Atlantic Quantum Wins IARPA Contract to Build Entangled Logical Quantum Bits

Cambridge, MA. Atlantic Quantum, the venture-backed startup company building scalable quantum computers, is participating in a quantum computing project financed by IARPA with the goal of connecting two error-corrected quantum bits and thus laying the foundation for future quantum computers.

Science, industry, and society have been eagerly anticipating the advent of useful quantum computers. These hold the promise of solving challenging computational problems that are beyond the capabilities of conventional computers. But so far, their susceptibility to errors has limited their use to a handful of highly specialized, often pathological tasks.

In the past few years, researchers have been able to demonstrate the correction of errors in quantum systems using error-correction techniques. In one case, they achieved this with the help of a chip featuring 17 physical quantum bits (qubits) connected to form one logical qubit. By using multiple physical qubits to encode the logical qubit redundantly, the logical qubit’s quantum state persisted for longer than the states of its constituent qubits.

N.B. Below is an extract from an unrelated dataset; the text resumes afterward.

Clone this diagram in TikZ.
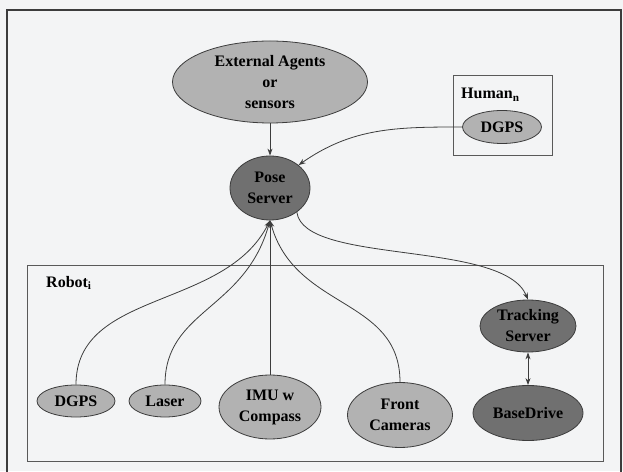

The goal of the IARPA project is to go one step further and entangle two logical qubits and transfer the quantum state of one logical qubit to the other.  The project is led by Professor Andreas Wallraff at ETH Zurich, Switzerland, and is a collaboration between researchers at ETH, Atlantic Quantum, MIT, Forschungszentrum Jülich, Germany, the Université de Sherbrooke, Canada and Zurich Instruments, Switzerland.

“Atlantic Quantum is committed to building quantum computing hardware that can tackle the world’s hardest computational challenges.  The goals of the IARPA project to demonstrate operations on logical quantum bits align very well with our objective to develop error-corrected quantum computers that can scale to real-world applications,” says Simon Gustavsson, CTO of Atlantic Quantum and Principal Investigator on the IARPA project.  “We are pleased to see the U.S. government committing resources to quantum error correction, which is crucial to fault-tolerant, large-scale operation of quantum processors.”

Disclaimer: The views expressed are those of the author and do not necessarily reflect the official policy or position of IARPA or the U.S. government.